O Festival Interativo Música e Arquitetura, em homenagem aos 458 anos da cidade do Rio, reunirá musicistas tarimbados com participação do diretor do museu, comentando a história do monumento arquitetônico e promovendo uma visita guiada.
O concerto começa celebrando o jardim realizado, no tempo do Barão, pelo paisagista francês Auguste Marie François Glaziou e remodelado para a sua ocupação pela sede do Poder Executivo Nacional por seu discípulo Paul Villon. Os movimentos Le jet d'eau e Recueillement da obra "Cinco Poemas de Baudelaire", de Claude Debussy, e As Ninféias do ciclo "Os Olhos de quem vê", de Pablo Castellar, irão dialogar com o jardim, seus pequenos lagos e o belo chafariz que representa o Nascimento de Vênus realizado na França pela Fundição Val D´Osne.
Em seguida, o programa chega a Heitor Villa-Lobos, compositor que durante o regime de Getúlio Vargas implementou um programa de educação musical nas escolas. Neste momento, é lembrado o complexo contexto sociocultural brasileiro do início do século XX, no qual a ideia de modernidade e a invenção da nação se misturavam.
Na obra "Suite Para Canto e Violino", expressa-se a personalidade musical singular do compositor que ligado às experimentações traz uma visão musical particular do Brasil. No terceiro e último movimento, Sertaneja, as onomatopeias aparecem como recursos musicais para reforçar o ambiente rural/tradicional, seja com o som da rabeca, de danças sertanejas, do galope da boiada ou de tiros de espingarda. Tiros que talvez ecoem o disparo desferido por Getúlio contra o próprio peito.

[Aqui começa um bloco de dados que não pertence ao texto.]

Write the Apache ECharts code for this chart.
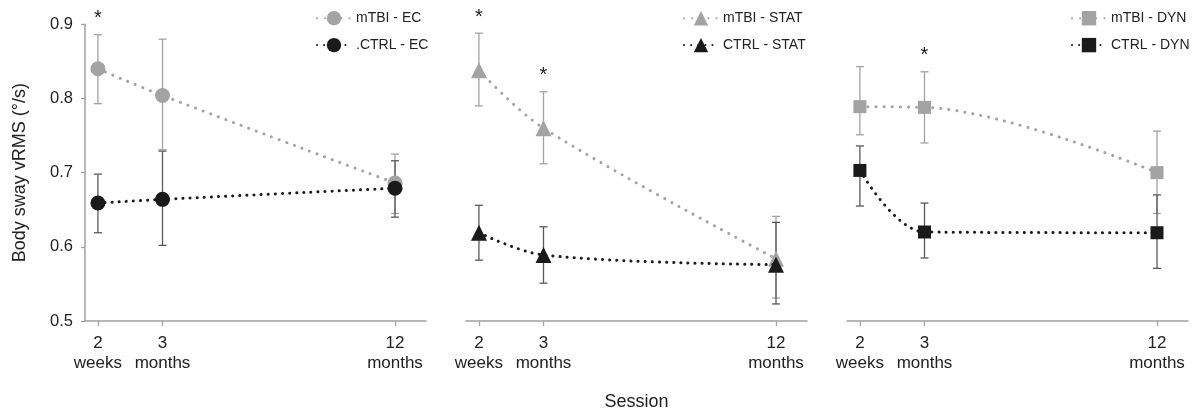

Para celebrar o Salão Mourisco, com sua decoração inspirada na arte islâmica, o trio irá apresentar Sheherazade, de Rimsky-Korsakov, que conta a história da lendária rainha persa que fascinou e ganhou o eterno amor do Rei Shariar ao narrar fantásticas histórias por mil e uma noites. Já no Salão de Banquetes, também utilizado por Getúlio Vargas como um espaço para suas reuniões ministeriais, destacam-se no teto estuques com frutos e nos arcos pinturas de naturezas mortas, do italiano Domenichino. Momento em que o programa busca refletir a beleza vegetal e o estilo barroco através da ária Ombra mai fu (Nunca houve uma sombra), da ópera Xerxes.
Para dialogar com cenas mitológicas que encontramos no primeiro andar do palácio e que copiam os afrescos pintados pelo renascentista italiano Rafael (1483-1520) na Villa Farnesina e a cópia em metal da escultura Afrodite de Cápua, que se encontra no Museu Nacional de Nápoles, segue o lamento de Dido, When I am laid in earth (Quando eu descer à terra), de Dido e Enéias, ópera de Henry Purcell que retrata o amor da rainha de Cartago, Dido, pelo herói troiano Eneias. Na Ilíada de Homero, Eneias é o guerreiro favorito de Apolo, o que nos permite também com essa música fazer uma alusão à Troia, representada nas cenas da vida de Apolo que encontramos no friso do Salão Nobre.
Subindo para o segundo andar, observam-se os vitrais de sua galeria que representam musas e outras figuras mitológicas, trazendo a ária cantada pela Ninfa aquática "Rusalka", que dá nome a ópera Antonín Dvořak, intitulada A Lua. Em seguida, uma celebração ao Salão Veneziano, local onde se realizavam as apresentações musicais deste palácio. Seu nome decorre do estilo do mobiliário, com móveis pesados e ricamente decorados. Foi neste espaço que ocorreu o polêmico sarau com músicas da compositora e maestrina Chiquinha Gonzaga, promovido pela primeira-dama do presidente Hermes da Fonseca, D. Nair de Teffé. Nele foi apresentada a obra Corta-Jaca, que escandalizou a sociedade da época.
O concerto chega ao fim com Ich bin der Welt abhanden gekommen, de Gustav Mahler, novamente lembrando Getúlio Vargas com esta obra que evoca a paz alcançada pelo fim de uma vida em meio à turbulência do mundo. Da mesma forma vemos isso refletido nas palavras perpetuadas ao fim da carta testamento Getúlio, "...Nada receio. Serenamente dou o primeiro passo no caminho da eternidade e saio da vida para entrar na história." Na música vemos os aspectos mais importantes da existência do autor: seu céu, sua vida e sua canção. Um isolamento e uma desolação que se transformam em paixão quando o poeta se declara morto para o mundo.